East End House is part of the Carmichael estate, 
built during the 16th century as a fortified tower with extensions.
The building is grade B listed,
became surplus to requirements during the 1980s.















































[email protected]


----------



## LulaTaHula (Dec 13, 2011)

Wow, not looking quite so good these days 

Has it been stripped out?
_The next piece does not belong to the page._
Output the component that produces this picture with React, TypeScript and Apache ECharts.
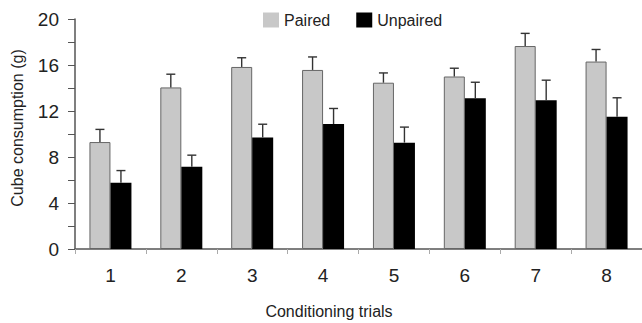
import React, { useEffect, useRef } from "react";
import * as echarts from "echarts";

const categories = ["1", "2", "3", "4", "5", "6", "7", "8"];
const paired = [9.3, 14.05, 15.83, 15.57, 14.46, 15.0, 17.65, 16.3];
const pairedErr = [1.1, 1.15, 0.8, 1.13, 0.85, 0.72, 1.1, 1.05];
const unpaired = [5.77, 7.16, 9.7, 10.87, 9.25, 13.1, 12.93, 11.5];
const unpairedErr = [1.05, 1.0, 1.15, 1.35, 1.35, 1.4, 1.75, 1.65];
const yTicks = [0, 4, 8, 12, 16, 20];

const BAR_W = 21;
const FONT = "'Liberation Sans', Arial, sans-serif";

function errSeries(values: number[], errs: number[], offset: number) {
  return {
    type: "custom",
    silent: true,
    z: 5,
    encode: { x: 0, y: 1 },
    data: values.map((v, i) => [i, v, errs[i]]),
    renderItem: (params: any, api: any) => {
      const idx = api.value(0);
      const v = api.value(1);
      const e = api.value(2);
      const p = api.coord([idx, v]);
      const t = api.coord([idx, v + e]);
      const x = p[0] + offset;
      const style = { stroke: "#333", lineWidth: 1.4 };
      return {
        type: "group",
        children: [
          { type: "line", shape: { x1: x, y1: p[1], x2: x, y2: t[1] }, style },
          { type: "line", shape: { x1: x - 4.5, y1: t[1], x2: x + 4.5, y2: t[1] }, style },
        ],
      };
    },
  };
}

export default function App() {
  const ref = useRef<HTMLDivElement>(null);
  useEffect(() => {
    if (!ref.current) return;
    const chart = echarts.init(ref.current, null, { renderer: "svg" });
    chart.setOption({
      animation: false,
      textStyle: { fontFamily: FONT },
      legend: {
        left: 258,
        top: 7,
        icon: "rect",
        itemWidth: 16,
        itemHeight: 15,
        itemGap: 26,
        textStyle: { fontSize: 16, color: "#222", fontFamily: FONT },
        data: [
          { name: "Paired", itemStyle: { color: "#c8c8c8", borderWidth: 0 } },
          { name: "Unpaired", itemStyle: { color: "#000", borderWidth: 0 } },
        ],
      },
      grid: { left: 75, right: 0, top: 19, bottom: 74 },
      xAxis: {
        type: "category",
        data: categories,
        axisLine: { lineStyle: { color: "#555", width: 1.5 } },
        axisTick: { show: true, length: 5, lineStyle: { color: "#aaa" } },
        axisLabel: { fontSize: 19, color: "#222", margin: 17, fontFamily: FONT },
      },
      yAxis: {
        type: "value",
        min: 0,
        max: 20,
        interval: 4,
        splitLine: { show: false },
        axisLine: { show: true, lineStyle: { color: "#555", width: 1.5 } },
        axisTick: { show: true, length: 7, lineStyle: { color: "#555" } },
        minorTick: { show: true, splitNumber: 2, length: 7, lineStyle: { color: "#555" } },
        axisLabel: {
          fontSize: 19,
          color: "#222",
          margin: 16,
          fontFamily: FONT,
          formatter: (v: number) => (yTicks.includes(v) ? String(v) : ""),
        },
      },
      graphic: [
        {
          type: "text",
          x: 329,
          y: 311,
          style: {
            text: "Conditioning trials",
            fontSize: 16,
            fill: "#222",
            fontFamily: FONT,
            textAlign: "center",
            textVerticalAlign: "middle",
          },
        },
        {
          type: "text",
          x: 17,
          y: 128,
          rotation: Math.PI / 2,
          style: {
            text: "Cube consumption (g)",
            fontSize: 16,
            fill: "#222",
            fontFamily: FONT,
            textAlign: "center",
            textVerticalAlign: "middle",
          },
        },
      ],
      series: [
        {
          name: "Paired",
          type: "bar",
          data: paired,
          barWidth: BAR_W,
          barGap: "0%",
          itemStyle: { color: "#c8c8c8", borderColor: "#666", borderWidth: 1 },
        },
        {
          name: "Unpaired",
          type: "bar",
          data: unpaired,
          barWidth: BAR_W,
          barGap: "0%",
          itemStyle: { color: "#000" },
        },
        errSeries(paired, pairedErr, -BAR_W / 2),
        errSeries(unpaired, unpairedErr, BAR_W / 2),
      ],
    });
    return () => chart.dispose();
  }, []);
  return <div ref={ref} style={{ width: 642, height: 323, position: "absolute", left: 0, top: 0 }} />;
}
Where's all the STUFF gone?!


----------



## lost (Dec 13, 2011)

Maybe they're about to do something with the place.
Over a year ago a mains water pipe was gushing down the stairs, it was like that for months, has it been fixed?
I contacted Scottish Water but they couldn't do anything as it's a private supply.


----------



## Black (Dec 14, 2011)

theres some stuff eg babys cot, mannequins but battery died thats the reason for 9 pictures

the building was in poor condition but there wasnt any water leaking/ pouring


----------



## Pincheck (Dec 14, 2011)

yes well been there myself better off going to some place like 7dayshop.com and getting a few extra batteries bud, as its very frustrating  when they die. well done


----------



## eggbox (Dec 14, 2011)

Still looks very savable; be such a shame if it's let go.


----------



## UrbanX (Dec 15, 2011)

Nice one! Lovely roofscape.


----------